- WHAT IS NEEDED -
Copy out every line exactly, passing over the pictures.
━━━ DATA SECTION ━━━
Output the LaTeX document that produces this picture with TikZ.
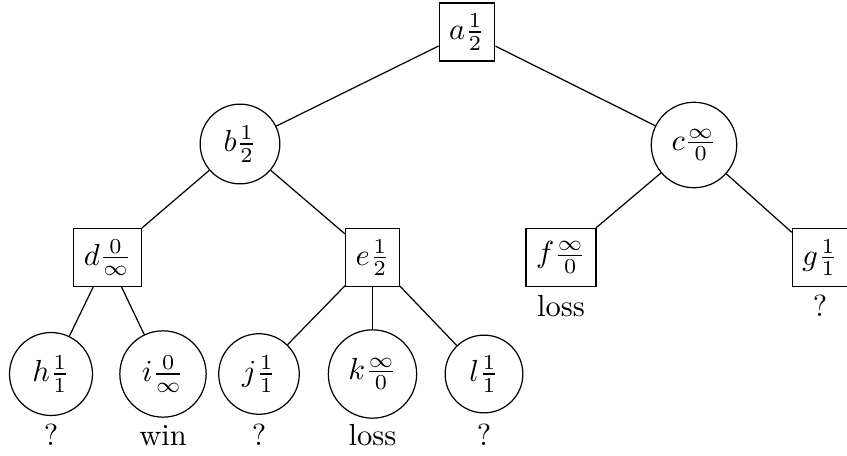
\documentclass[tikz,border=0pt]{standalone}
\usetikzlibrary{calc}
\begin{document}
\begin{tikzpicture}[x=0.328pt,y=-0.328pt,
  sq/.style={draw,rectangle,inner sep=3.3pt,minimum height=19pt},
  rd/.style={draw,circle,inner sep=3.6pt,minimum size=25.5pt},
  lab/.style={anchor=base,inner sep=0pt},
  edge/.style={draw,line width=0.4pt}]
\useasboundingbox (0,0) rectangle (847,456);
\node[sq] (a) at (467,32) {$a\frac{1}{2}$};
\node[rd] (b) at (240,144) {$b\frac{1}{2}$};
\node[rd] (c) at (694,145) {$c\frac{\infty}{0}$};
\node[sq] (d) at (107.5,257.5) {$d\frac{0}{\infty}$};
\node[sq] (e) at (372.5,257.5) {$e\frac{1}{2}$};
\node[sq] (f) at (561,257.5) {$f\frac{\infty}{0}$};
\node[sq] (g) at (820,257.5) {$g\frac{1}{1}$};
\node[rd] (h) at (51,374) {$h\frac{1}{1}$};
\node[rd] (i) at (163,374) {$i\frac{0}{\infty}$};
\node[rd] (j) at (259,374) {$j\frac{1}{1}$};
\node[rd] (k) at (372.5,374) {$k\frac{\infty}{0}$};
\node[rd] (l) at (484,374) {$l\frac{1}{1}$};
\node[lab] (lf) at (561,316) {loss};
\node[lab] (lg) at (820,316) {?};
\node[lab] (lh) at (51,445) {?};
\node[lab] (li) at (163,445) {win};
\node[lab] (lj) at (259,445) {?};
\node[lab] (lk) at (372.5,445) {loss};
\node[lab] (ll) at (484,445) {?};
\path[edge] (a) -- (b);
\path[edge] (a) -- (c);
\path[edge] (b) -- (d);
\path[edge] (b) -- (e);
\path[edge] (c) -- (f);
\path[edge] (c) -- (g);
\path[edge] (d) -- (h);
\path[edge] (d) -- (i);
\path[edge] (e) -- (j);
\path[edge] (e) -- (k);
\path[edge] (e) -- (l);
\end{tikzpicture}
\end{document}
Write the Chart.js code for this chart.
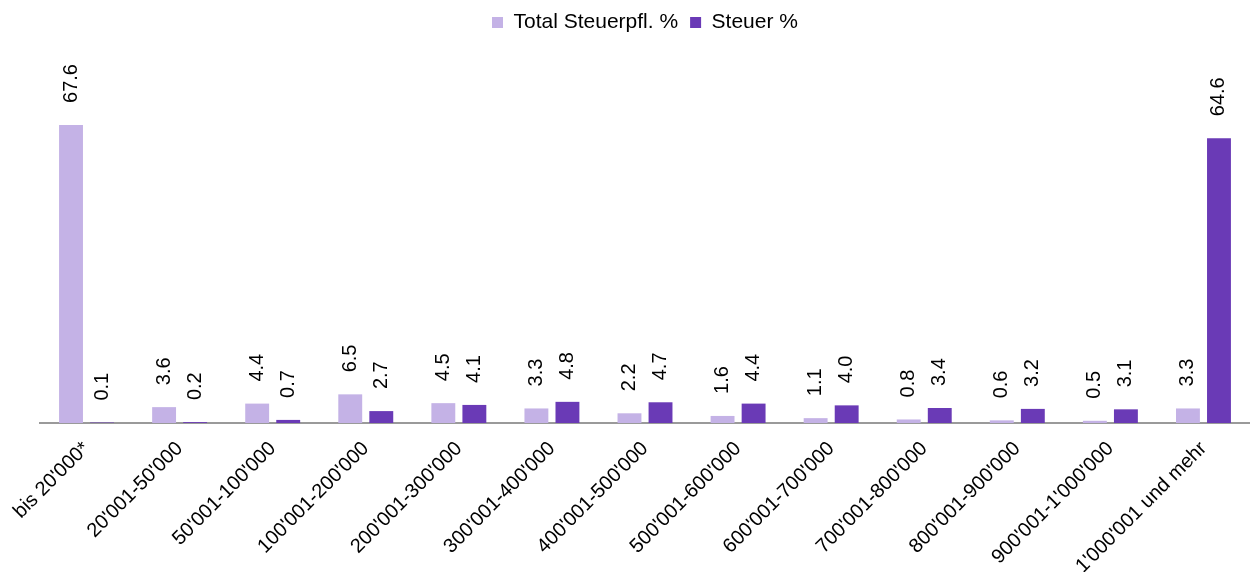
━━━
- THE RESPONSE -
Output the LaTeX document that produces this picture with TikZ.
\documentclass[tikz,border=0pt]{standalone}
\usetikzlibrary{calc}
\begin{document}
\begin{tikzpicture}[x=0.328pt,y=-0.328pt,
  sq/.style={draw,rectangle,inner sep=3.3pt,minimum height=19pt},
  rd/.style={draw,circle,inner sep=3.6pt,minimum size=25.5pt},
  lab/.style={anchor=base,inner sep=0pt},
  edge/.style={draw,line width=0.4pt}]
\useasboundingbox (0,0) rectangle (847,456);
\node[sq] (a) at (467,32) {$a\frac{1}{2}$};
\node[rd] (b) at (240,144) {$b\frac{1}{2}$};
\node[rd] (c) at (694,145) {$c\frac{\infty}{0}$};
\node[sq] (d) at (107.5,257.5) {$d\frac{0}{\infty}$};
\node[sq] (e) at (372.5,257.5) {$e\frac{1}{2}$};
\node[sq] (f) at (561,257.5) {$f\frac{\infty}{0}$};
\node[sq] (g) at (820,257.5) {$g\frac{1}{1}$};
\node[rd] (h) at (51,374) {$h\frac{1}{1}$};
\node[rd] (i) at (163,374) {$i\frac{0}{\infty}$};
\node[rd] (j) at (259,374) {$j\frac{1}{1}$};
\node[rd] (k) at (372.5,374) {$k\frac{\infty}{0}$};
\node[rd] (l) at (484,374) {$l\frac{1}{1}$};
\node[lab] (lf) at (561,316) {loss};
\node[lab] (lg) at (820,316) {?};
\node[lab] (lh) at (51,445) {?};
\node[lab] (li) at (163,445) {win};
\node[lab] (lj) at (259,445) {?};
\node[lab] (lk) at (372.5,445) {loss};
\node[lab] (ll) at (484,445) {?};
\path[edge] (a) -- (b);
\path[edge] (a) -- (c);
\path[edge] (b) -- (d);
\path[edge] (b) -- (e);
\path[edge] (c) -- (f);
\path[edge] (c) -- (g);
\path[edge] (d) -- (h);
\path[edge] (d) -- (i);
\path[edge] (e) -- (j);
\path[edge] (e) -- (k);
\path[edge] (e) -- (l);
\end{tikzpicture}
\end{document}
Write the Chart.js code for this chart.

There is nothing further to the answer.